First, an obvious similarity: the regime is old, worn out, and people are disgusted with it and with their parlous economic situation. But remember: Solidarity was born in the summer of 1980; martial law was declared in March 1981, but the communist government lasted until the end of that decade. So Poles endured a long, painful time of repression after a peaceful, mass movement against the communist regime.
Second, a potential similarity to ponder: the Polish army was not about to attack Polish civilian demonstrators. When martial law was declared, the authorities relied instead on a special paramilitary force drawn from the scum of society and trained in secret for several months. So now the Egyptian police have evaporated and the army looks like it doesn't want to attack civilians...so is there someone else out there? Maybe not, since this has all happened so quickly.
Third, a big difference: there was no force like the Muslim Brotherhood - a well-established group with lots of overseas links and, presumably, access to money and other resources. Solidarity was only created in 1980 and, despite any accusations you may have heard to the contrary, was not/not supported by the U.S. government or any other outsiders. While it was weak, it didn't have compete with another popular but very undemocratic and illiberal group.

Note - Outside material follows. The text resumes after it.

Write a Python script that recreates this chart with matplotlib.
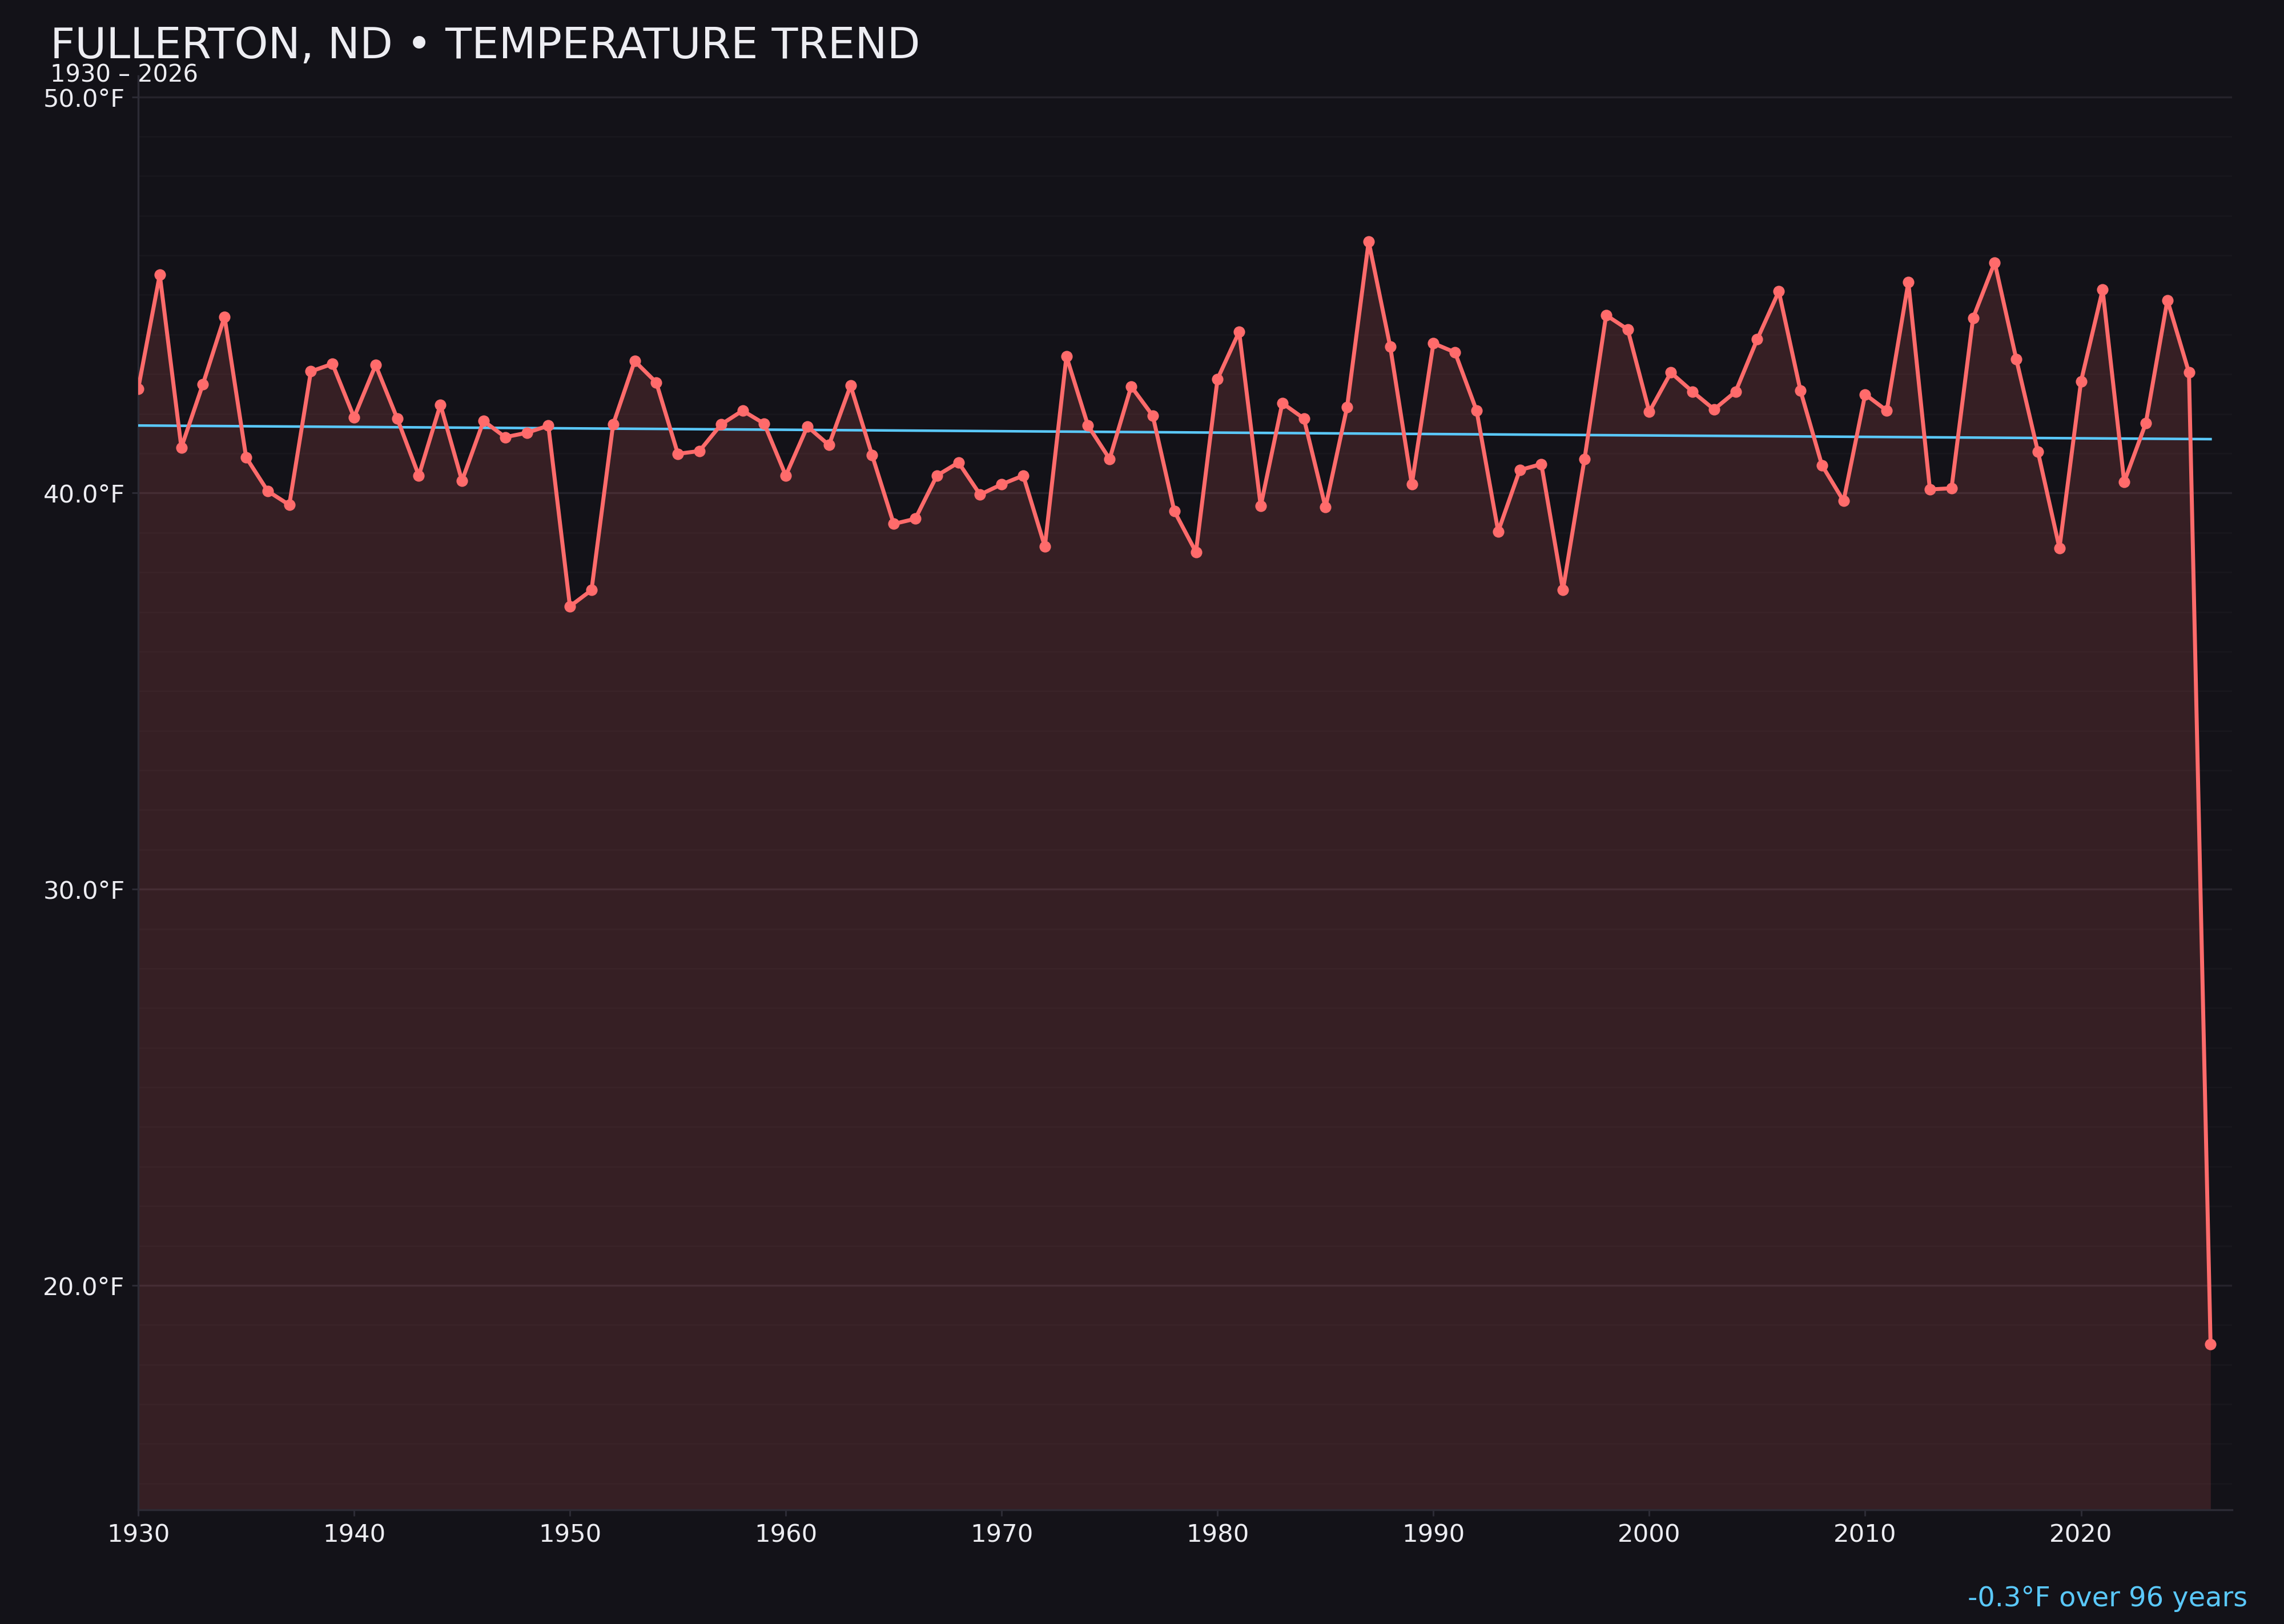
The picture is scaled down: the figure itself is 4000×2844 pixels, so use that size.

Fourth, another big difference: Poland was one of several Warsaw Pact members who had sought to escape Soviet domination. Perhaps there was a shared anti-communist ideology, but nothing that compares to the aggressive Islamism that has spread in the Mideast and North Africa ever since the Iranian revolution in 1979. Poland was actually a leader: the Solidarity movement was the first ever mass movement of workers against a communist workers' paradise.
In sum, I don't see too many points of similarity between Poland then and Egypt now. Unfortunately.